SET PROBLEM: For this exercise, output only the lines between the "Output the Python" line and the "import pandas as pd" line, both of them included, and skip all pictures.

* Begin DATA SUPPLIED *

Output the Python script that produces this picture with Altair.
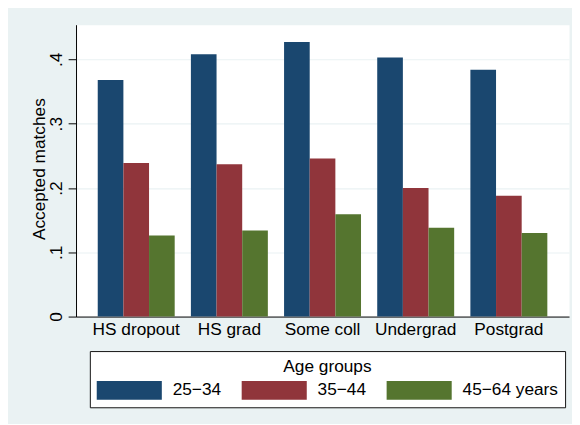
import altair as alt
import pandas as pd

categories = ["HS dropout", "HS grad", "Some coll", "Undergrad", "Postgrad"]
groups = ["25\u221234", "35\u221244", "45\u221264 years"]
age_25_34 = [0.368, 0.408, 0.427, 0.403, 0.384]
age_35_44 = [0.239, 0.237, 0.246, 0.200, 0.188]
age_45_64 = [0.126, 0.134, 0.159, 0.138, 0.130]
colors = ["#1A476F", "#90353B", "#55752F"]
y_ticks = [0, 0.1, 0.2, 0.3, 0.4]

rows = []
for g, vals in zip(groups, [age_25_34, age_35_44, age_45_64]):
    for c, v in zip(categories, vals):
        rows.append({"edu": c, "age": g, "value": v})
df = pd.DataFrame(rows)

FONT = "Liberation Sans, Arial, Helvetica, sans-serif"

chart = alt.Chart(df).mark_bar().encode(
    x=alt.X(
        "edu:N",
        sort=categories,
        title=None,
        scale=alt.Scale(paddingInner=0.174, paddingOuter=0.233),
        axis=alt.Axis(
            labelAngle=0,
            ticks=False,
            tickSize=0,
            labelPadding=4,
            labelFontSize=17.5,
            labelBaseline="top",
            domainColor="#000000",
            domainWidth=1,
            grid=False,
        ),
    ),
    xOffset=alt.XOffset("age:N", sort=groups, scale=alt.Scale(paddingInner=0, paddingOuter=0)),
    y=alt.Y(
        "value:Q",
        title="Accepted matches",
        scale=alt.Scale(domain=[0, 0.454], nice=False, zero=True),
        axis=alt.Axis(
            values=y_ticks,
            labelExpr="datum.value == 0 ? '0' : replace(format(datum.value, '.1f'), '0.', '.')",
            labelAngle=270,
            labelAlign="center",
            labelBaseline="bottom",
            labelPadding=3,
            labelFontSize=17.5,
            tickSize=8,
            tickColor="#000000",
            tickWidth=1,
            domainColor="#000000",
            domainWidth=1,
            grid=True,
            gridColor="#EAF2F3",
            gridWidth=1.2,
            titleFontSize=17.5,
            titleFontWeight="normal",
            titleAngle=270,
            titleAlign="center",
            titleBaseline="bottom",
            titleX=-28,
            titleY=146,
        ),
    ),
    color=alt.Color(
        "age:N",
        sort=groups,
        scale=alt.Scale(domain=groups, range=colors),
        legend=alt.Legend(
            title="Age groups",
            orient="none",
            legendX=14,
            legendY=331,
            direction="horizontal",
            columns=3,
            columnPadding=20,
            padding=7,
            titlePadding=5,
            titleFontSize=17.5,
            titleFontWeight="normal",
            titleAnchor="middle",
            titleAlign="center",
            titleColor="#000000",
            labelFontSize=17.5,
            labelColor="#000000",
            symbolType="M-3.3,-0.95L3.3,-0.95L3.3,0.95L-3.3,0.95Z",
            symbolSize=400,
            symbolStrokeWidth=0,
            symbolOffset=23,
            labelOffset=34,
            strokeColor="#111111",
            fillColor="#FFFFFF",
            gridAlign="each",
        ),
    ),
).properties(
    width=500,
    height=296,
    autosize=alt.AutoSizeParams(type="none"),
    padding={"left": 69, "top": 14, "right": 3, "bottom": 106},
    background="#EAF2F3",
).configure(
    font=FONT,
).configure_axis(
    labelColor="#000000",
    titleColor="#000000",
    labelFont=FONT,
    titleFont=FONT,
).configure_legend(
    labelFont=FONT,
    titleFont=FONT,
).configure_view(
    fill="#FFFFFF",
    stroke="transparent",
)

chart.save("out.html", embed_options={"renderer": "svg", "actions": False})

* End DATA SUPPLIED *
* Begin DATA SUPPLIED *

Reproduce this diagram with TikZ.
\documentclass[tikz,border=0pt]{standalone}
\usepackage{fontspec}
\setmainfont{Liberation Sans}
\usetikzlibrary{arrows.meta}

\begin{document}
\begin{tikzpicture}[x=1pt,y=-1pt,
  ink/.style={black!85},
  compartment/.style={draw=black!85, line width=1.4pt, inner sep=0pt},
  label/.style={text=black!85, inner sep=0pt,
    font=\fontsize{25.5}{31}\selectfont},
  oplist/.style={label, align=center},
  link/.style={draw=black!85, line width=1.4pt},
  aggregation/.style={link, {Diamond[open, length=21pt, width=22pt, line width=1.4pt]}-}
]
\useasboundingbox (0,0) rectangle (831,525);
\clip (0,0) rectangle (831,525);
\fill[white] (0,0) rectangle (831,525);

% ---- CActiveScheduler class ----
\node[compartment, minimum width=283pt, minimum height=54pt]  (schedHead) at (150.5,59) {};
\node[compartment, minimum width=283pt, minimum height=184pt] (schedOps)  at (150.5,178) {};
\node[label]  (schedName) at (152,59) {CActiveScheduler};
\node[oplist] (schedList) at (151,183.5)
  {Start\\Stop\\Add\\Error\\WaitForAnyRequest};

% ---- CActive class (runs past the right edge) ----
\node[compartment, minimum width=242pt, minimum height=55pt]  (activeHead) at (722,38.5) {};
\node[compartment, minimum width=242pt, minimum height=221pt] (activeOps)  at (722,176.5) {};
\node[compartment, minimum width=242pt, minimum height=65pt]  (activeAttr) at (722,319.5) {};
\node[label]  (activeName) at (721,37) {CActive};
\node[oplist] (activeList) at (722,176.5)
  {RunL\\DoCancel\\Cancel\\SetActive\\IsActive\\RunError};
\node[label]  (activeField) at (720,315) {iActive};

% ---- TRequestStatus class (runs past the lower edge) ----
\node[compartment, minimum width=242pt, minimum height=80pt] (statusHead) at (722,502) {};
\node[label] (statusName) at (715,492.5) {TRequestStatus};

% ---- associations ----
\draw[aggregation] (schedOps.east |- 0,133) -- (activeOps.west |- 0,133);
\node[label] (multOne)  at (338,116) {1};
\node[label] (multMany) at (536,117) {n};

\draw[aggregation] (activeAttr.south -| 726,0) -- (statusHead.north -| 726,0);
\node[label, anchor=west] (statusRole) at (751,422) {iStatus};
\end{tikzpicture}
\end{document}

* End DATA SUPPLIED *
* Begin DATA SUPPLIED *

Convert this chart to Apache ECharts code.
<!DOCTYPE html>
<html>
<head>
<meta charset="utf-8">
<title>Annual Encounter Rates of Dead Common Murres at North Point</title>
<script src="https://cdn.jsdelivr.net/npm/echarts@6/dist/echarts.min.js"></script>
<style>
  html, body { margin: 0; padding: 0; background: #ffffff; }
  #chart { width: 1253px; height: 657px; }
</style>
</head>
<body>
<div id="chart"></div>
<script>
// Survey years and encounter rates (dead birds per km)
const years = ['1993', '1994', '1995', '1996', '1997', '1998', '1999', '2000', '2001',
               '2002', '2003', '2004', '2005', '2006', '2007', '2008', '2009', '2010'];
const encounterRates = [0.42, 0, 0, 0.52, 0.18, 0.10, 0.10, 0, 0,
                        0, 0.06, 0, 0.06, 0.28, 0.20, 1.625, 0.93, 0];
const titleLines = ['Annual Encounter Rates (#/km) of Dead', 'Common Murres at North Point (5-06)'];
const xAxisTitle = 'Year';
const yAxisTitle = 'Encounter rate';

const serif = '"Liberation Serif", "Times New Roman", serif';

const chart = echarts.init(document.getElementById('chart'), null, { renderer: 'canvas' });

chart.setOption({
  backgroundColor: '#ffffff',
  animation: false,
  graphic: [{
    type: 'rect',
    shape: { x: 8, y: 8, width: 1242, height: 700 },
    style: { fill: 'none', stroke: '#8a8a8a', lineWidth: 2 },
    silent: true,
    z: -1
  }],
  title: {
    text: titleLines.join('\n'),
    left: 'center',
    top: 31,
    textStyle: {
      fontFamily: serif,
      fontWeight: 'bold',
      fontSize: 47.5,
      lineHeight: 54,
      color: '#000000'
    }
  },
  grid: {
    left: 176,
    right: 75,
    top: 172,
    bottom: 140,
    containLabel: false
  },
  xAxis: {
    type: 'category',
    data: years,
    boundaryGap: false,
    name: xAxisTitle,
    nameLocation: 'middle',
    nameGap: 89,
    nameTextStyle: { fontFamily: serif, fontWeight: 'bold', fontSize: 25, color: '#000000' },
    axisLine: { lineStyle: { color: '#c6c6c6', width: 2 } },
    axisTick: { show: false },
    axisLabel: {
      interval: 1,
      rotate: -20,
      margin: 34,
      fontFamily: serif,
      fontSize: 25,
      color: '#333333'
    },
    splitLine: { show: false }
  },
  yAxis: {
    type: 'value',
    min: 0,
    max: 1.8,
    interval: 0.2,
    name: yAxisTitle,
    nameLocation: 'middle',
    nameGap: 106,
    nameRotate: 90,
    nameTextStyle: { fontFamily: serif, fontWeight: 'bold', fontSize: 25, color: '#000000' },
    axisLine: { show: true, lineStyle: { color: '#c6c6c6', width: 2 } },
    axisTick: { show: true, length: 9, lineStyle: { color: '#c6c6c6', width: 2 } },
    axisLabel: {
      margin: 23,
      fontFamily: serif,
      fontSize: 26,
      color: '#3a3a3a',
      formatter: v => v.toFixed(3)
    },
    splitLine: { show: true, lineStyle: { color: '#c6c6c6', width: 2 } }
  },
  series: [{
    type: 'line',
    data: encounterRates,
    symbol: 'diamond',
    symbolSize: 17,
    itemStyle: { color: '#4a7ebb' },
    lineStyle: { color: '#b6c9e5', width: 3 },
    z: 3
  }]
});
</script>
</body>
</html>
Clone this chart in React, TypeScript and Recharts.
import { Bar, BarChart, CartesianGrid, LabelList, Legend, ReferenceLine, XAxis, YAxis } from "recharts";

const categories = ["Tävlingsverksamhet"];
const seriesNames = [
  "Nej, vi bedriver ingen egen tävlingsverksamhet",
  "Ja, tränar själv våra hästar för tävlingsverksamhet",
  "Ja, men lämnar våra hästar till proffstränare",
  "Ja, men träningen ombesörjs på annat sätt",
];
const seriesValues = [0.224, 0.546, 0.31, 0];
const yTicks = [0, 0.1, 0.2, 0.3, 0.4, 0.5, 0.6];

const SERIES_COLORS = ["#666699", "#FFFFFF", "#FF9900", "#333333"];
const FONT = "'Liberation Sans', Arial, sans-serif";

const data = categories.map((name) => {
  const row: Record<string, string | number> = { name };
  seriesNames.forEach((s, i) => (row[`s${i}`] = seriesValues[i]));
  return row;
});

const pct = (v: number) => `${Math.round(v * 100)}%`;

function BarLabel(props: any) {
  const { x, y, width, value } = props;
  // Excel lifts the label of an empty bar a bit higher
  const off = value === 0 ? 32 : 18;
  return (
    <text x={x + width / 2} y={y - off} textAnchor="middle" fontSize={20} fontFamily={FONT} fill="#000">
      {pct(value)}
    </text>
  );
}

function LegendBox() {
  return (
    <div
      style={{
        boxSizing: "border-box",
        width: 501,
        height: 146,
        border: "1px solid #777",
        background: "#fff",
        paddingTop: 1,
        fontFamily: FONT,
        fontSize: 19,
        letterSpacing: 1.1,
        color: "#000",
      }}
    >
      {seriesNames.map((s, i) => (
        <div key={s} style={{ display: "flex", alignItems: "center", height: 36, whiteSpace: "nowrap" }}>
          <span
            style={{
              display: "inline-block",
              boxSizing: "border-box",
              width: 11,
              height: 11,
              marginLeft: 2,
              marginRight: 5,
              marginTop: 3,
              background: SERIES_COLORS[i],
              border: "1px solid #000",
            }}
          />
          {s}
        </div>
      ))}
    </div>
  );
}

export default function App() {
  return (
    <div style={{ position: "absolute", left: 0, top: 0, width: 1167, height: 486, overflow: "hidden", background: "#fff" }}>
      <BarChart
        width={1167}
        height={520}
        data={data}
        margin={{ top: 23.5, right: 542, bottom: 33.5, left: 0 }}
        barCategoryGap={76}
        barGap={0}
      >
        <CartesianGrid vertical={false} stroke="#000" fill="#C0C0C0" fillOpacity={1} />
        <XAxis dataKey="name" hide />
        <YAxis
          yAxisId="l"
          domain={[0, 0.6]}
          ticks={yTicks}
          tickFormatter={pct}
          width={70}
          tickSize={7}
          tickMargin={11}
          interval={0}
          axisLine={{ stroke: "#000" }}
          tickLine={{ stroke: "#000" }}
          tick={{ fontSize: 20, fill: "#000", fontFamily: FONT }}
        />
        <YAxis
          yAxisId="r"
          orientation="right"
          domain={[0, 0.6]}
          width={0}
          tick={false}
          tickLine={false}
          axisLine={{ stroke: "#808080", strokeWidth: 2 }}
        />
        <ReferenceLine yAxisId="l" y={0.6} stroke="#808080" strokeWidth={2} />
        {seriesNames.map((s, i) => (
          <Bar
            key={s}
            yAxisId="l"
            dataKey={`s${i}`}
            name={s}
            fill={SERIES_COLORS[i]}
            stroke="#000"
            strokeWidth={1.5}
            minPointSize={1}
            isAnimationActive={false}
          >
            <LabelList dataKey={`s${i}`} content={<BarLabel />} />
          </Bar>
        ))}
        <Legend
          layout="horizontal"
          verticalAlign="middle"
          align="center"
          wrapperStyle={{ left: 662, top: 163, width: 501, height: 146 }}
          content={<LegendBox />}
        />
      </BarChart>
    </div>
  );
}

* End DATA SUPPLIED *

FINISHED TASK:
Output the Python script that produces this picture with Altair.
import altair as alt
import pandas as pd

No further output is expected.